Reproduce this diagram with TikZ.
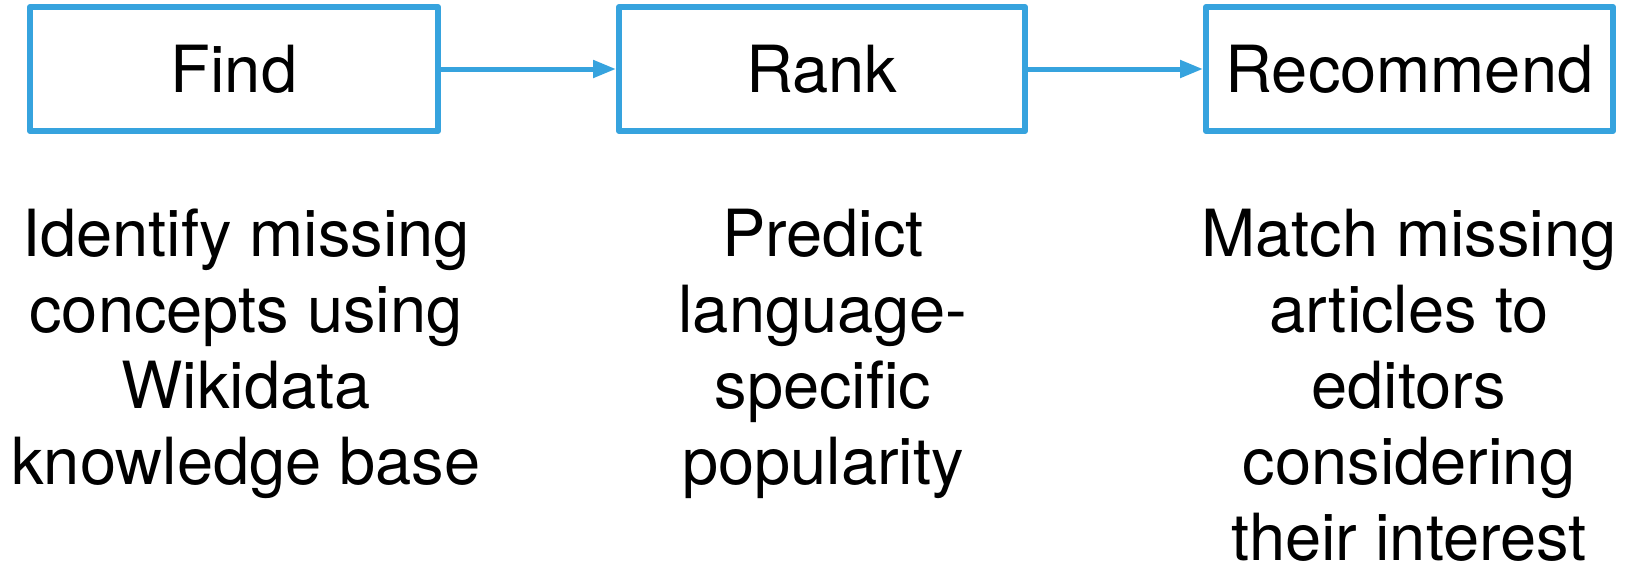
\documentclass[tikz,border=0pt]{standalone}
\usepackage{fontspec}
\setmainfont{TeX Gyre Heros}
\usetikzlibrary{arrows.meta}
\definecolor{stepblue}{RGB}{54,163,222}
\tikzset{
  stepbox/.style={draw=stepblue, line width=6pt, line join=round,
    inner sep=0pt, minimum height=124pt},
  flow/.style={draw=stepblue, line width=5pt,
    -{Triangle[length=23pt,width=17pt]}},
  note/.style={anchor=base, inner sep=0pt}
}
\newcommand{\bigtext}{\fontsize{65}{76}\selectfont}
\newcommand{\lines}[1]{\begin{tabular}[t]{@{}c@{}}#1\end{tabular}}
\begin{document}
\begin{tikzpicture}[x=1pt, y=-1pt, font=\bigtext]
  \useasboundingbox (0,0) rectangle (1629,565);

  % the three stages
  \node[stepbox, minimum width=408pt] (find) at (234,69) {Find};
  \node[stepbox, minimum width=406pt] (rank) at (822,69) {Rank};
  \node[stepbox, minimum width=407pt] (recommend) at (1409.5,69) {Recommend};

  % flow between stages
  \draw[flow] (find.east) -- (rank.west);
  \draw[flow] (rank.east) -- (recommend.west);

  % descriptions under each stage
  \node[note] (findtext) at (246,256.7)
    {\lines{Identify missing\\ concepts using\\ Wikidata\\ knowledge base}};
  \node[note] (ranktext) at (823,256.7)
    {\lines{Predict\\ language-\\ specific\\ popularity}};
  \node[note] (rectext) at (1409,256.7)
    {\lines{Match missing\\ articles to\\ editors\\ considering\\ their interest}};
\end{tikzpicture}
\end{document}
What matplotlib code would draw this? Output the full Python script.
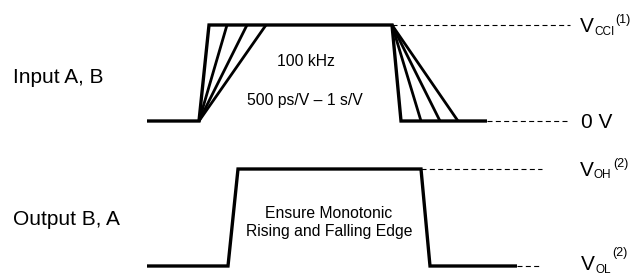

──────

_SET TASK_
Reproduce each record above by retyping it exactly; omit all images.

_THE SOLUTION_
Reproduce this diagram with TikZ.
\documentclass[tikz,border=0pt]{standalone}
\usepackage{fontspec}
\setmainfont{TeX Gyre Heros}
\usetikzlibrary{arrows.meta}
\definecolor{stepblue}{RGB}{54,163,222}
\tikzset{
  stepbox/.style={draw=stepblue, line width=6pt, line join=round,
    inner sep=0pt, minimum height=124pt},
  flow/.style={draw=stepblue, line width=5pt,
    -{Triangle[length=23pt,width=17pt]}},
  note/.style={anchor=base, inner sep=0pt}
}
\newcommand{\bigtext}{\fontsize{65}{76}\selectfont}
\newcommand{\lines}[1]{\begin{tabular}[t]{@{}c@{}}#1\end{tabular}}
\begin{document}
\begin{tikzpicture}[x=1pt, y=-1pt, font=\bigtext]
  \useasboundingbox (0,0) rectangle (1629,565);

  % the three stages
  \node[stepbox, minimum width=408pt] (find) at (234,69) {Find};
  \node[stepbox, minimum width=406pt] (rank) at (822,69) {Rank};
  \node[stepbox, minimum width=407pt] (recommend) at (1409.5,69) {Recommend};

  % flow between stages
  \draw[flow] (find.east) -- (rank.west);
  \draw[flow] (rank.east) -- (recommend.west);

  % descriptions under each stage
  \node[note] (findtext) at (246,256.7)
    {\lines{Identify missing\\ concepts using\\ Wikidata\\ knowledge base}};
  \node[note] (ranktext) at (823,256.7)
    {\lines{Predict\\ language-\\ specific\\ popularity}};
  \node[note] (rectext) at (1409,256.7)
    {\lines{Match missing\\ articles to\\ editors\\ considering\\ their interest}};
\end{tikzpicture}
\end{document}
What matplotlib code would draw this? Output the full Python script.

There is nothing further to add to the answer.